El jardín de las maravillas

Hay cuentas decrecientes que van al cielo. Una de ellas es la del floor manager en el estudio de televisión. Ya pidió silencio, ya tiene en un puño los ojos de las cámaras; él es la voz de los que están en la cabina de mandos y entre él y tú hay una corriente que te da la vida directa cuando baja la mano y recibes el soplo para comenzar a vivir esa otra vida que queda encuadrada en la pantalla. Una vez encendido el foco rojo de la cámara que te está viendo, el orden de las cosas tiene otro derrotero; la Creación tiene otras leyes, unas en las que tú intervienes. Todo empieza a ser nuevo hasta donde seas capaz; y todos te creen; están allí para eso, lo mismo si dices mentiras que si te sumerges en las aguas inverosímiles de la invención. Cuántas veces: ¡silencio!, está corriendo: cinco, cuatro, tres dos… cue… y tuviste la dicha de enmendar el mundo, la alegría saltarina de ponerle tantas cosas que le faltan, de distribuir en otra secuencia el orden de los parlamentos con que parecen destinadas a ocurrir las cosas. Porque todo, guión, producción, equipo técnico, personal, espectadores, queda sujeto a la chispa que salga de tu pedernal frotado contra la piel de tu creatividad personal. Los ojos, la voz, la cadencia, la oportunidad, el silencio, la ocurrencia; aunque tengas un libreto y sepas que vas de tal a tal punto, siempre hay un hilo tenso y peligroso por el que puedes caminar tú solo y hacer la acrobacia que esperabas de ti mismo.

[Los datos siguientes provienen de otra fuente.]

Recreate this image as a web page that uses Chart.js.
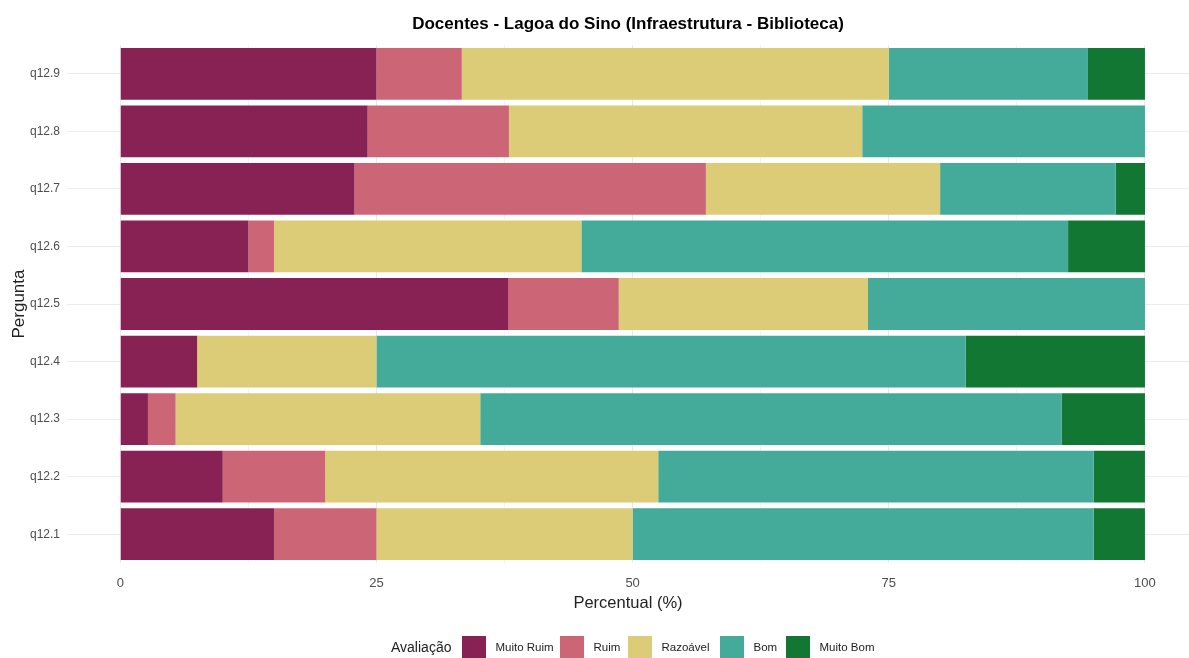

-Si, yo hice muchos años televisión y conozco esa puerta por la que se sale a un jardín de maravillas, y sé también que cada quien lo vive de manera diferente, que la televisión es el medio y la sorpresa es uno-, dice recordando la emoción que en esos segundos se sacude, se quita toda la ropa (¡tan de vez en cuando, ay, tan pocas veces!) y salta al cuadro de agua brillante de la pantalla con los ojos chispeantes a jugar-. Muchas veces me pasó que me daba no sé qué de decir: ya me voy a trabajar. Claro está que es un trabajo, uno como todos: entras y sales a tales horas y tienes que hacer esto y hacer aquello que se espera de ti. Pero qué dichosos todos cuando ocurre que esos trastos imponentes que lo llenan todo: las cámaras, las luces, los cristales, los cables que cruzan por todas partes como sistema circulatorio, pierden toda preponderancia y se vuelven lo que son, herramientas para que los maestros se entretengan modificando el mundo. Cuántas veces cuántas almas se juntaron conmigo y entramos a donde la realidad es otra, una que se hace voluntariamente, a la medida.

Y no vayan a creer ustedes que el tamaño o la importancia comercial o institucional del estudio son fundamentales; no; sólo hay dos cosas que de verdad importan: el que está ante el ojo de la cámara y los ojos que reciben la imagen en las pantallas de los monitores de la cabina recogiendo, recortando, acercándose, alejando el cuerpo, poniendo el paraíso en donde debe estar. Aunque sea el más pobre cuchitril de producción del mundo. Cuando todos esos ojos se armonizan y laten a un tiempo, adentro de un mismo corazón, ocurre el fenómeno creativo. A mí me tocó muchas veces, por fortuna, participar de esa delicia.